**What to do:**
Each line containing the word "this" should be found and copied.

**Raw records:**
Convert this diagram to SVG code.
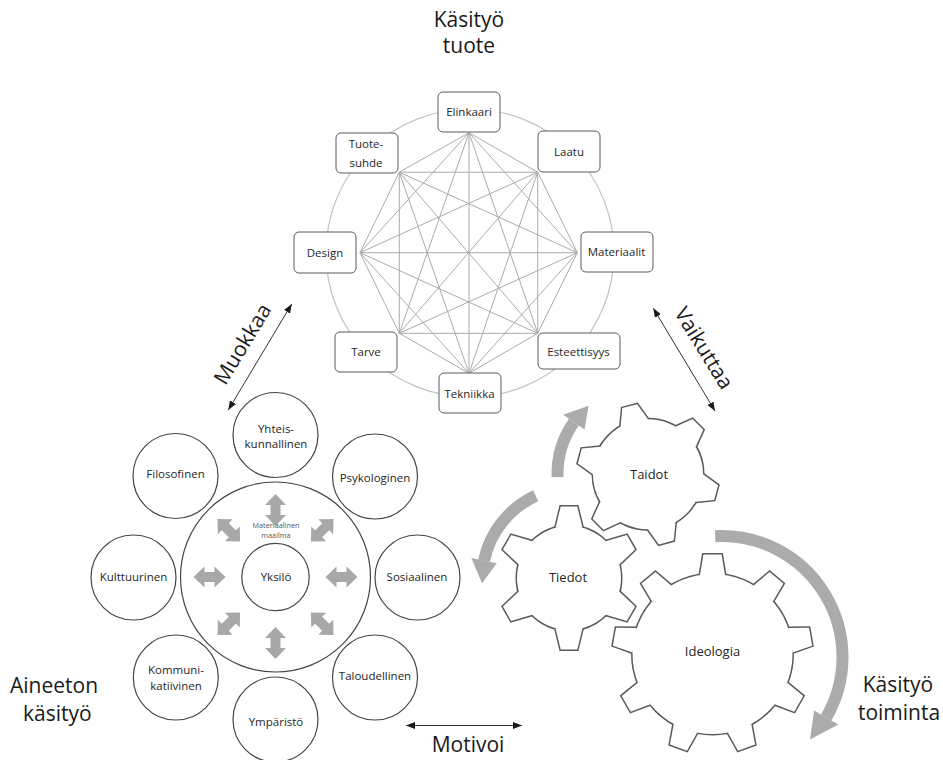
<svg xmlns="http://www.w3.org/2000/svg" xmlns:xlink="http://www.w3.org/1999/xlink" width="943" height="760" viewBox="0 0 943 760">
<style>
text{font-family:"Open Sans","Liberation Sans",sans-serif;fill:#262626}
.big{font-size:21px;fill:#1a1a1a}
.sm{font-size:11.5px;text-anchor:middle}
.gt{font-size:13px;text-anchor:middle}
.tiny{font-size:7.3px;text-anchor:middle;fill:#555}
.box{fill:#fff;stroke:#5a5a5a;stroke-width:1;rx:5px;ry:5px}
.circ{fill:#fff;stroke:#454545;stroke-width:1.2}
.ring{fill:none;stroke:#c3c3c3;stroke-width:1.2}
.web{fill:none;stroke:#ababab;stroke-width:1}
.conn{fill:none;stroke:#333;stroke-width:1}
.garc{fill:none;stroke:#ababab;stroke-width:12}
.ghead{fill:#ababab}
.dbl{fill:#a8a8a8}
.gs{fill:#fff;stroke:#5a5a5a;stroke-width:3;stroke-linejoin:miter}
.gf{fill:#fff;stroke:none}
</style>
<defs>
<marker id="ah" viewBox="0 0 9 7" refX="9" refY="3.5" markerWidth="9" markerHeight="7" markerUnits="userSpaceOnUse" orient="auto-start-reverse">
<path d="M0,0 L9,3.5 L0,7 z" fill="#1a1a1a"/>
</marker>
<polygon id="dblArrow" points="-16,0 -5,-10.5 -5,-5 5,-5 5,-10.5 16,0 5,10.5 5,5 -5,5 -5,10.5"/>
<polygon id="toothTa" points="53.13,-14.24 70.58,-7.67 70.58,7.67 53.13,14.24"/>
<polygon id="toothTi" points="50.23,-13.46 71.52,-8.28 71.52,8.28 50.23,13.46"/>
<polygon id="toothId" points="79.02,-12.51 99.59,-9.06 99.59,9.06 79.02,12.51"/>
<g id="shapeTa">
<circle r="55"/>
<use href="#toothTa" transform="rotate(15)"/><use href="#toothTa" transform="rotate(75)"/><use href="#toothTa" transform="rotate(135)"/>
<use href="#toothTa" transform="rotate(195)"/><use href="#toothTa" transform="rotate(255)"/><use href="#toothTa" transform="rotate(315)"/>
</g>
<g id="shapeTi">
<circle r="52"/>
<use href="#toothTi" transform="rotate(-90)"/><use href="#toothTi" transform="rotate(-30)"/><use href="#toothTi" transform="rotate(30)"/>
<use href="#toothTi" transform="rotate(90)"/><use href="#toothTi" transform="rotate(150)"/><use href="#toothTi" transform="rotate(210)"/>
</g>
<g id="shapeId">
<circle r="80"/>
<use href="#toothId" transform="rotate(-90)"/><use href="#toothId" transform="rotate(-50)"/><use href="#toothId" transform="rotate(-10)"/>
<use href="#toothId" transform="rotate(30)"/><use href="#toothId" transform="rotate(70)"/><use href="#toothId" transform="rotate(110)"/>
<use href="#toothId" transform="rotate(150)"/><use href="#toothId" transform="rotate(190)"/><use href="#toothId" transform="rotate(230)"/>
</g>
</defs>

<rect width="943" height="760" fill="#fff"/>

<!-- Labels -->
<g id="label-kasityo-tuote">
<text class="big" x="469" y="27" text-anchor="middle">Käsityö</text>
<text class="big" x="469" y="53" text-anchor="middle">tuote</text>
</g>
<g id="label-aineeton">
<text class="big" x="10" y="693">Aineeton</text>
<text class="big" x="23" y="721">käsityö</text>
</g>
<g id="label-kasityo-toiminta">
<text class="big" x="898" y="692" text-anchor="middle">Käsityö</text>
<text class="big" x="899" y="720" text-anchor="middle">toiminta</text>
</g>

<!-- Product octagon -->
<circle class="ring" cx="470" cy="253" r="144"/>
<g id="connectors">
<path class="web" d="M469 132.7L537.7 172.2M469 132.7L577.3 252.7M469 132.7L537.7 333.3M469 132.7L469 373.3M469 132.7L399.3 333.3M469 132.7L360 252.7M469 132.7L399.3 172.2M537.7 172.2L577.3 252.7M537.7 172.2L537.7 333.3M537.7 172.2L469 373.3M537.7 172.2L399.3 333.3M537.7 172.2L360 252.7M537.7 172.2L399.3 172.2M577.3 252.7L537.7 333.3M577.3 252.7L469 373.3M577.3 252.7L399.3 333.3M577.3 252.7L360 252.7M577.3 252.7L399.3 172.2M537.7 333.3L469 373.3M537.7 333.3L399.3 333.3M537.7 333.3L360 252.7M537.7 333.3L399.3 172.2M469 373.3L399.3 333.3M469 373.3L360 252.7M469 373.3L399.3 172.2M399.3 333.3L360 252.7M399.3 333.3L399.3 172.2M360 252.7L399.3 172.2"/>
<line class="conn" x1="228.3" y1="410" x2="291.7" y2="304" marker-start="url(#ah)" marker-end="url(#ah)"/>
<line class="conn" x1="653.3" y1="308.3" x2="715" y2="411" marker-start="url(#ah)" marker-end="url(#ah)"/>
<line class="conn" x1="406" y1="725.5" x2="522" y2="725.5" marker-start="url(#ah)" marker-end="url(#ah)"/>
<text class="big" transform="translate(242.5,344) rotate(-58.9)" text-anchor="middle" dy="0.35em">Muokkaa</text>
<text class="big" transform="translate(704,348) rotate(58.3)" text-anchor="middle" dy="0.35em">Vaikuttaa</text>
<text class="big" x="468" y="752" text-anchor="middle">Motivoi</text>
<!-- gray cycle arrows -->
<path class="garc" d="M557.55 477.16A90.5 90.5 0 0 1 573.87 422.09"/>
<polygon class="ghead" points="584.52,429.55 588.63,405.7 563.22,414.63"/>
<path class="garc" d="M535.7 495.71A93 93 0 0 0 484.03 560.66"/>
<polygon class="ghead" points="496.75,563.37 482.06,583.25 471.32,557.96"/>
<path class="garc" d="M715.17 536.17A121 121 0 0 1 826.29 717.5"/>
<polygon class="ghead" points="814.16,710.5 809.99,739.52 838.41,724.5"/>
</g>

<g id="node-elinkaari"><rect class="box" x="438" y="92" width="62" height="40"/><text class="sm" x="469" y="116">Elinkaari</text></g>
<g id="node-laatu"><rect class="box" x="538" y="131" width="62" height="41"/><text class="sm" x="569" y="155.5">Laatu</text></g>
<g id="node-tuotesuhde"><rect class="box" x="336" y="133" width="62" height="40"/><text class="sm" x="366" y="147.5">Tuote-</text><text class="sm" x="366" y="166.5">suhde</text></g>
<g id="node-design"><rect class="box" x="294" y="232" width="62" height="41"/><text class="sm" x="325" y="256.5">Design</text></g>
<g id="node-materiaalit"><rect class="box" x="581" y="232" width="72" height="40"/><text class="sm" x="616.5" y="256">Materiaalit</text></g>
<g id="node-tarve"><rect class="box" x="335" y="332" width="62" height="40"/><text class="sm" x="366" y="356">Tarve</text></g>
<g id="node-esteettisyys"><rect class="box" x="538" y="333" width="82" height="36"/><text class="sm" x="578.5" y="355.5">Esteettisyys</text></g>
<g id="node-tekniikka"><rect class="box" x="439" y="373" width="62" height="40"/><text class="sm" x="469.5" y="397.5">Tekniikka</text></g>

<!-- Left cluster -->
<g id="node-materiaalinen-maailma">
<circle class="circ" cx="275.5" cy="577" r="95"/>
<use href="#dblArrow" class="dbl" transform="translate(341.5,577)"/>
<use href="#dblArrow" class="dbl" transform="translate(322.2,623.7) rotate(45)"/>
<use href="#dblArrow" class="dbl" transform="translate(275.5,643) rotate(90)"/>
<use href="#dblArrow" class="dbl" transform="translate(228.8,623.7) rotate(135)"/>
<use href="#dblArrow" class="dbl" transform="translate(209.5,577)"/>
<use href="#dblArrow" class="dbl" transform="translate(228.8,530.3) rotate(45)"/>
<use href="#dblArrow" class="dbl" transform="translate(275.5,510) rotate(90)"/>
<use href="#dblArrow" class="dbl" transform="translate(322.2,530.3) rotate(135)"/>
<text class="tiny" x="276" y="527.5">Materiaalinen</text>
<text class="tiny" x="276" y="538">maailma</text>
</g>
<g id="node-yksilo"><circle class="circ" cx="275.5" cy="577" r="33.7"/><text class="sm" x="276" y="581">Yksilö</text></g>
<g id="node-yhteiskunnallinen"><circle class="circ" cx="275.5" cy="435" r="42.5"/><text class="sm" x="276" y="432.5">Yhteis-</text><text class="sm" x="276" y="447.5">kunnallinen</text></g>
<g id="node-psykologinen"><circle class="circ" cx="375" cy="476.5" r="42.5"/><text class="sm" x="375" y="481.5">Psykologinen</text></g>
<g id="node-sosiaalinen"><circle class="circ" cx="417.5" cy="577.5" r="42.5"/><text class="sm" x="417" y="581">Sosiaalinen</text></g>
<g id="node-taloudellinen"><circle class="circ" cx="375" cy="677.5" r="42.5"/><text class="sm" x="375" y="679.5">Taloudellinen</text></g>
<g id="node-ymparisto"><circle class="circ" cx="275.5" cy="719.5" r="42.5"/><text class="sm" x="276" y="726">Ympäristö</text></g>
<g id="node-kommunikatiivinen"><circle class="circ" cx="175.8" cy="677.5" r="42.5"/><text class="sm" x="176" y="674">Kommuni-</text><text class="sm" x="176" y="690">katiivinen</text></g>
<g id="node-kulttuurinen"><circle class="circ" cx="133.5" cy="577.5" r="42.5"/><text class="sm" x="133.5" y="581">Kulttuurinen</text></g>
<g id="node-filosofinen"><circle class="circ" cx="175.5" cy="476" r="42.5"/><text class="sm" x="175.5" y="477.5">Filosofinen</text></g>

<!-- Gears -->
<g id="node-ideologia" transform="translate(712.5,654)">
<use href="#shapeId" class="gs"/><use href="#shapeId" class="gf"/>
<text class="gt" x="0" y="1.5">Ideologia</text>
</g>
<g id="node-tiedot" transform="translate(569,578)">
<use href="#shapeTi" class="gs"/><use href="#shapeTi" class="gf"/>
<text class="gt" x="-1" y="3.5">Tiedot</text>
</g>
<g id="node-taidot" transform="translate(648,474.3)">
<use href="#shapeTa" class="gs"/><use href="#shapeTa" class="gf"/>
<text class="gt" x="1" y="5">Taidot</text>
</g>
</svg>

---

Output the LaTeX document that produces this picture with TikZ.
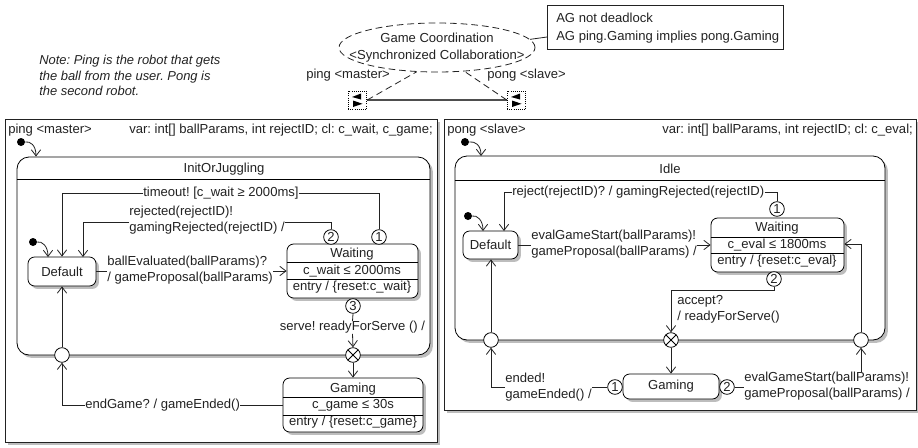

**Solution below:**
Convert this diagram to SVG code.
Output the LaTeX document that produces this picture with TikZ.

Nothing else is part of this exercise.